Freedom of Information Act Signed After Decade of Executive Branch Oppositiontimeline_event

press-freedomdemocratic-erosiongovernment-transparencyregulatory-reform
1966-07-04 · 1 min read · Edit on Pyrite

type: timeline_event

On July 4, 1966, President Lyndon B. Johnson reluctantly signed the Freedom of Information Act (FOIA), establishing for the first time a legal right for citizens to access federal agency records. The legislation overturned the presumption of government secrecy that had prevailed since the founding, replacing it with a presumption of openness with specific, limited exemptions.

Representative John Moss of California had championed the legislation for eleven years, overcoming determined opposition from every executive branch agency. The Department of Justice, Pentagon, and intelligence agencies argued that disclosure would impair government operations and national security. Even agencies with no legitimate secrecy concerns resisted transparency as a matter of institutional culture. Every president from Truman through Johnson opposed the bill.

Johnson signed the law only after intense pressure from the press and growing congressional support, but he did so without ceremony, issued a signing statement emphasizing executive prerogatives to withhold information, and privately expressed his displeasure. His administration had fought the bill to the end, proposing weakening amendments and working to ensure maximum exceptions.

The original FOIA was significantly limited. Agencies could charge search and copy fees that made requests prohibitively expensive. There were no deadlines for agency responses. Agencies routinely delayed or ignored requests without consequence. The nine exemptions were broadly interpreted to deny access. These weaknesses would require amendments in 1974, 1976, and subsequent years to create a more functional transparency system.

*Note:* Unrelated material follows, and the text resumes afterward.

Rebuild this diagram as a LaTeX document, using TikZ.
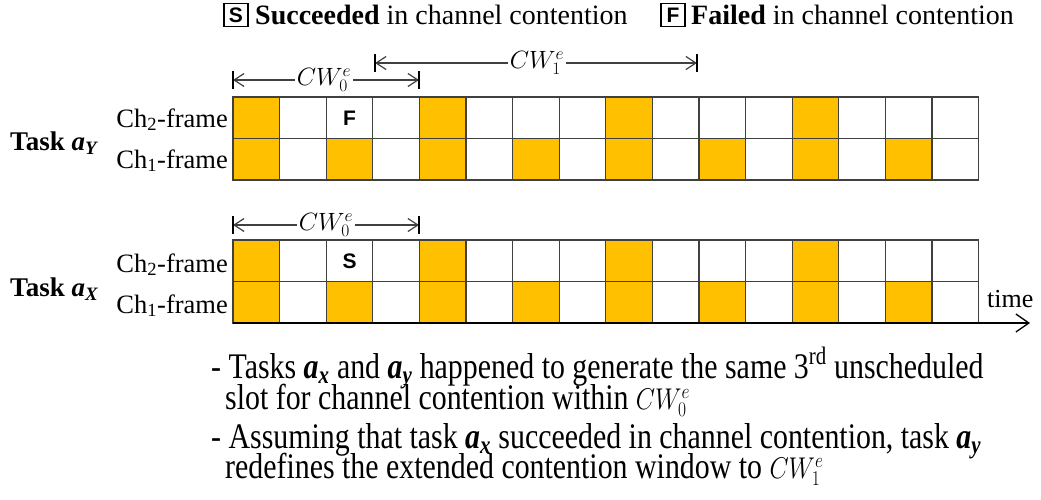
\RequirePackage{fix-cm}
\documentclass[tikz,border=0pt]{standalone}
\usepackage{fontspec}
\setmainfont{Liberation Serif}
\newfontfamily\sansbf{Liberation Sans}
\usetikzlibrary{arrows.meta}
\definecolor{gold}{HTML}{FFC000}
\definecolor{gridc}{HTML}{404040}
\newcommand\bia[1]{\textbf{\textit{a}}\textsubscript{\textbf{\textit{#1}}}}
\newcommand\narrow[1]{\scalebox{0.83}[1]{#1}}
\newcommand\notecw[1]{{\fontsize{30}{32}\selectfont$CW_{#1}^e$}}
\begin{document}
\begin{tikzpicture}[x=1pt,y=-1pt,
  cell/.style={draw=gridc,line width=1.3pt},
  legbox/.style={draw=black,line width=1.4pt,minimum width=24pt,minimum height=23pt,inner sep=0pt,font=\sansbf\bfseries\fontsize{21}{24}\selectfont},
  slotmark/.style={font=\sansbf\bfseries\fontsize{21}{24}\selectfont,inner sep=0pt},
  legtext/.style={anchor=west,inner sep=0pt,font=\fontsize{28}{32}\selectfont},
  chlabel/.style={anchor=base east,inner sep=0pt,font=\fontsize{26.5}{30}\selectfont},
  tasklabel/.style={anchor=base west,inner sep=0pt,font=\bfseries\fontsize{27}{32}\selectfont},
  cwlabel/.style={inner sep=2pt,font=\fontsize{25}{28}\selectfont},
  cwline/.style={draw=gridc,line width=1.2pt},
  barb/.style={-{Straight Barb[length=10pt,width=13pt,line width=1.2pt]}},
  bartip/.style={draw=black,line width=2.8pt},
  note/.style={anchor=base west,inner sep=0pt,font=\fontsize{36}{40}\selectfont},
]
\useasboundingbox (0,0) rectangle (1041,499);
\def\w{46.6}
% ---------- legend
\node[legbox] (sbox) at (236,15) {S};
\node[legtext] (stext) at (255,15) {\textbf{Succeeded} in channel contention};
\node[legbox] (fbox) at (673,15) {F};
\node[legtext] (ftext) at (691,15) {\textbf{Failed} in channel contention};
% ---------- grids
\foreach \top in {97,240}{
  \pgfmathsetmacro\mid{\top+41.5}
  \foreach \i in {0,4,8,12}{\fill[gold] (233+\i*\w,\top) rectangle ++(\w,41.5);}
  \foreach \i in {0,2,...,14}{\fill[gold] (233+\i*\w,\mid) rectangle ++(\w,41.5);}
  \foreach \i in {0,...,15}{
    \draw[cell] (233+\i*\w,\top) rectangle ++(\w,41.5);
    \draw[cell] (233+\i*\w,\mid) rectangle ++(\w,41.5);
  }
}
% ---------- marks
\node[slotmark] (fmark) at (233+2.5*\w,118) {F};
\node[slotmark] (smark) at (233+2.5*\w,261) {S};
% ---------- labels
\node[chlabel] (ch2y) at (228,127) {Ch\textsubscript{2}-frame};
\node[chlabel] (ch1y) at (228,168) {Ch\textsubscript{1}-frame};
\node[chlabel] (ch2x) at (228,272) {Ch\textsubscript{2}-frame};
\node[chlabel] (ch1x) at (228,313) {Ch\textsubscript{1}-frame};
\node[tasklabel] (tasky) at (10,150) {Task \textit{a}\textsubscript{\textit{Y}}};
\node[tasklabel] (taskx) at (10,296) {Task \textit{a}\textsubscript{\textit{X}}};
% ---------- time axis
\coordinate (t0) at (233,323);
\coordinate (t1) at (1030,323);
\draw[draw=black,line width=1.3pt,-{Straight Barb[length=13pt,width=18pt,line width=1.3pt]}] (t0) -- (t1);
\node[anchor=base west,inner sep=0pt,font=\fontsize{26}{30}\selectfont] (time) at (987,307) {time};
% ---------- contention windows
\coordinate (a0l) at (233,80); \coordinate (a0r) at (419,80);
\node[cwlabel] (cw0) at (324,80) {$CW_0^e$};
\draw[cwline,barb] (cw0.west) -- (a0l);
\draw[cwline,barb] (cw0.east) -- (a0r);
\draw[bartip] (233,71) -- (233,89);
\draw[bartip] (419,71) -- (419,89);
\coordinate (a1l) at (375,63); \coordinate (a1r) at (697,63);
\node[cwlabel] (cw1) at (537,63) {$CW_1^e$};
\draw[cwline,barb] (cw1.west) -- (a1l);
\draw[cwline,barb] (cw1.east) -- (a1r);
\draw[bartip] (375,54) -- (375,72);
\draw[bartip] (697,54) -- (697,72);
\coordinate (b0l) at (233,225); \coordinate (b0r) at (419,225);
\node[cwlabel] (cw0b) at (326,225) {$CW_0^e$};
\draw[cwline,barb] (cw0b.west) -- (b0l);
\draw[cwline,barb] (cw0b.east) -- (b0r);
\draw[bartip] (233,216) -- (233,234);
\draw[bartip] (419,216) -- (419,234);
% ---------- notes
\node[note] (n1) at (211,378) {\narrow{- Tasks \bia{x} and \bia{y} happened to generate the same 3\textsuperscript{rd} unscheduled}};
\node[note] (n2) at (225,409) {\narrow{slot for channel contention within \notecw{0}}};
\node[note] (n3) at (211,448) {\narrow{- Assuming that task \bia{x} succeeded in channel contention, task \bia{y}}};
\node[note] (n4) at (225,478) {\narrow{redefines the extended contention window to \notecw{1}}};
\end{tikzpicture}
\end{document}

Despite its limitations, FOIA established a revolutionary principle: government information belongs to the public, and citizens have a right to access it. The law enabled investigative journalism, academic research, and public interest advocacy that exposed government misconduct, corporate influence, and policy failures. Documents released under FOIA have informed understanding of everything from the Pentagon Papers to environmental contamination to intelligence agency abuses.

FOIA's signing on Independence Day was deliberately symbolic, connecting government transparency to democratic founding principles. The decade-long struggle to pass it demonstrated how deeply embedded secrecy was in executive branch culture, and how difficult achieving transparency would remain even after the law's passage.